ISOCPP SG15 List: Re: "logical name" of importable headers

From: Daniel Ruoso <daniel_at_[hidden]>
Date: Thu, 2 Jun 2022 15:56:16 -0400

Em qui., 2 de jun. de 2022 às 14:32, Ben Boeckel
<ben.boeckel_at_[hidden]> escreveu:
> `BASE_DIRS` may not overlap, so each file has one and only one name
> relative to one of the base directories. This is what I think should
> be used for the name of any importable header.

That is a bit tangential to my question, IIUC.

My main question is on how the build system communicates to the
compiler which importable headers exist:

Option 1: Name as it appears in the import statement, without the
full path (i.e.: `<a/bad/name.h>`), which would mean that any import
statement would consume the given header unit, regardless of what `-I`
was given on the compiler command line (i.e.: filea.cpp works and
imports bar's header unit), also assume that if the token after
`#include` matches an importable header, it means the header unit,
regardless of the `-I`.

Option 2: Option 1, but don't assume you can replace an `#include` by
an `import`, since we don't actually have the path to the header file.

Option 3: Name it as the file logically formed by concatenating the
`-I` with the `import` statement as well as ""-include rules. (i.e.:
`/opt/bb/include/bar/a/bad/name.h`), which means the compiler would
need to resolve the path to a header that needs to be imported before
matching it to the list of importable headers. This means that `import
<bad/other.h>` and `import <a/bad/other.h>` would be equivalent, and
so would be `import "other.h"` from the same directory. But `import
<fun/a/bad/other.h>` would not work (for the case where `fun` is a
symlink that is also in the `-I`).

Option 4: Option 3, but normalize the files with `realpath` or some
other mechanism (e.g.: stat's device id + inode). This solves the
problems with symlinks as well as the usage of `..` in the import or
include, but it incurs a significant additional cost as canonicalizing
all those files will potentially result in a very large number of
system calls.

Option 5: Name it as a tuple of the name used in the import and the
path where it was found (e.g.: `<a/bad/other.h>,/usr/include/bar`).
This means the compiler would still need to resolve the location of
the imported header file, but the header unit would only be usable if
it was imported as expected. This would also mean `import "other.h"`
would not work unless it's explicitly declared that way, and it would
be a separate header unit in that case.

Option 6: Option 5, but normalize the directories with `realpath` or
some other mechanism (e.g.: stat's device id + inode). This would
solve the problems with symlinks to the directories, as long as the
import statement uses the same name.

None of those options seem like an obvious choice to me.

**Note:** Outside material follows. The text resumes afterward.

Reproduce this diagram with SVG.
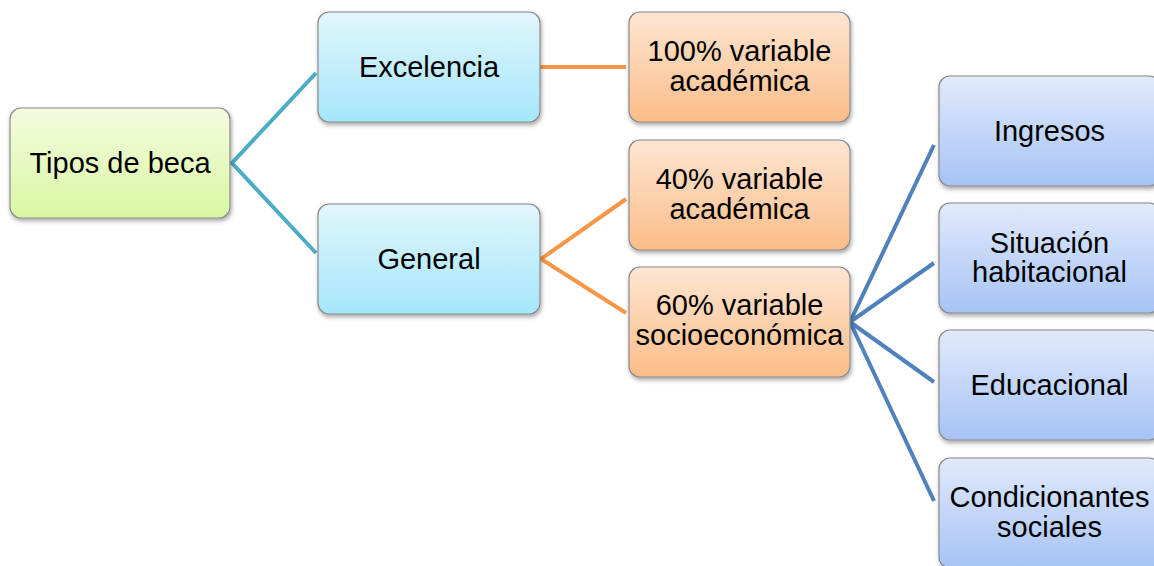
<svg xmlns="http://www.w3.org/2000/svg" width="1154" height="566" viewBox="0 0 1154 566">
<style>
.box{stroke:#8a8a8a;stroke-width:1.2;filter:url(#sh)}
.t{font-family:"Liberation Sans",Arial,sans-serif;font-size:29px;fill:#000;text-anchor:middle}
.c{fill:none;stroke-width:4;stroke-linecap:butt}
.teal{stroke:#4BACC6}.orange{stroke:#F79646}.blue{stroke:#4F81BD}
</style>
<defs>
<filter id="sh" x="-10%" y="-10%" width="125%" height="130%">
<feDropShadow dx="1" dy="2.5" stdDeviation="2" flood-color="#000" flood-opacity="0.35"/>
</filter>
<linearGradient id="gGreen" x1="0" y1="0" x2="0" y2="1"><stop offset="0" stop-color="#F4FBDF"/><stop offset="1" stop-color="#D9F7A2"/></linearGradient>
<linearGradient id="gCyan" x1="0" y1="0" x2="0" y2="1"><stop offset="0" stop-color="#E1F6FD"/><stop offset="1" stop-color="#A5E6FA"/></linearGradient>
<linearGradient id="gOrange" x1="0" y1="0" x2="0" y2="1"><stop offset="0" stop-color="#FDE5D2"/><stop offset="1" stop-color="#FBBD88"/></linearGradient>
<linearGradient id="gBlue" x1="0" y1="0" x2="0" y2="1"><stop offset="0" stop-color="#E0EAFB"/><stop offset="1" stop-color="#A7C3F5"/></linearGradient>
</defs>
<g id="connectors">
<path class="c teal" d="M316,73 L232,163 L316,253"/>
<path class="c orange" d="M540,67 L626,67"/>
<path class="c orange" d="M626,199 L541,259 L626,313"/>
<path class="c blue" d="M934,145 L850,322 L934,263 M850,322 L934,382 M850,322 L934,501"/>
</g>
<g id="n-tipos"><rect class="box" x="10" y="108" width="220" height="110" rx="11" fill="url(#gGreen)"/><text class="t" x="120" y="173">Tipos de beca</text></g>
<g id="n-excelencia"><rect class="box" x="318" y="12" width="222" height="110" rx="11" fill="url(#gCyan)"/><text class="t" x="429" y="77">Excelencia</text></g>
<g id="n-general"><rect class="box" x="318" y="204" width="222" height="110" rx="11" fill="url(#gCyan)"/><text class="t" x="429" y="269">General</text></g>
<g id="n-100"><rect class="box" x="629" y="12" width="221" height="110" rx="11" fill="url(#gOrange)"/><text class="t" x="739.5" y="61">100% variable</text><text class="t" x="739.5" y="91">académica</text></g>
<g id="n-40"><rect class="box" x="629" y="140" width="221" height="110" rx="11" fill="url(#gOrange)"/><text class="t" x="739.5" y="189">40% variable</text><text class="t" x="739.5" y="219">académica</text></g>
<g id="n-60"><rect class="box" x="629" y="267" width="221" height="110" rx="11" fill="url(#gOrange)"/><text class="t" x="739.5" y="315">60% variable</text><text class="t" x="739.5" y="345">socioeconómica</text></g>
<g id="n-ingresos"><rect class="box" x="939" y="76" width="221" height="110" rx="11" fill="url(#gBlue)"/><text class="t" x="1049.5" y="141">Ingresos</text></g>
<g id="n-situacion"><rect class="box" x="939" y="203" width="221" height="110" rx="11" fill="url(#gBlue)"/><text class="t" x="1049.5" y="253">Situación</text><text class="t" x="1049.5" y="282">habitacional</text></g>
<g id="n-educacional"><rect class="box" x="939" y="330" width="221" height="110" rx="11" fill="url(#gBlue)"/><text class="t" x="1049.5" y="395">Educacional</text></g>
<g id="n-condicionantes"><rect class="box" x="939" y="458" width="221" height="110" rx="11" fill="url(#gBlue)"/><text class="t" x="1049.5" y="507">Condicionantes</text><text class="t" x="1049.5" y="537">sociales</text></g>
</svg>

Option 1 would be the "cleanest", imho, but that is incredibly
backwards-incompatible.

Option 2 would be a compromise on the backwards-incompatibility, but
it would remove the "replace-include-by-import" optimization.

Option 4 would be the most backwards-compatible, but it's not clear to
me that we want that much backwards compatibility for import
statements, and it's likely very expensive.

Option 3 would remove the excessive cost of Option 4, but it would not
be resilient to symlinks or the usage of `..`. The limits would show
up as either failed imports or less clarity on when an include
statement gets replaced by an import.

Options 5 and 6 are interesting compromise solutions, but they
compromise a lot. They solve the semantic problem of not importing the
header by the intended interface, but at the cost of the same header
unit being translated many times, or simply fail the import statement
entirely. It's also not going to be clear to the user when an include
would be replaced by an import.

I'm interested in hearing where folks stand on that.

I am, personally, partial to Option 2. I know it's a neat
optimization, but it generates a *lot* of complexity.

Going with Option 2 also means we wouldn't need to provide the list of
importable headers to the dependency scanning step, since the output
would no longer depend on that list.

It would also be more clear to the users, since in that case
`#include` never depends on the module mapping, and `import` never
depends on `-I`.

daniel

Received on 2022-06-02 19:56:28

sg15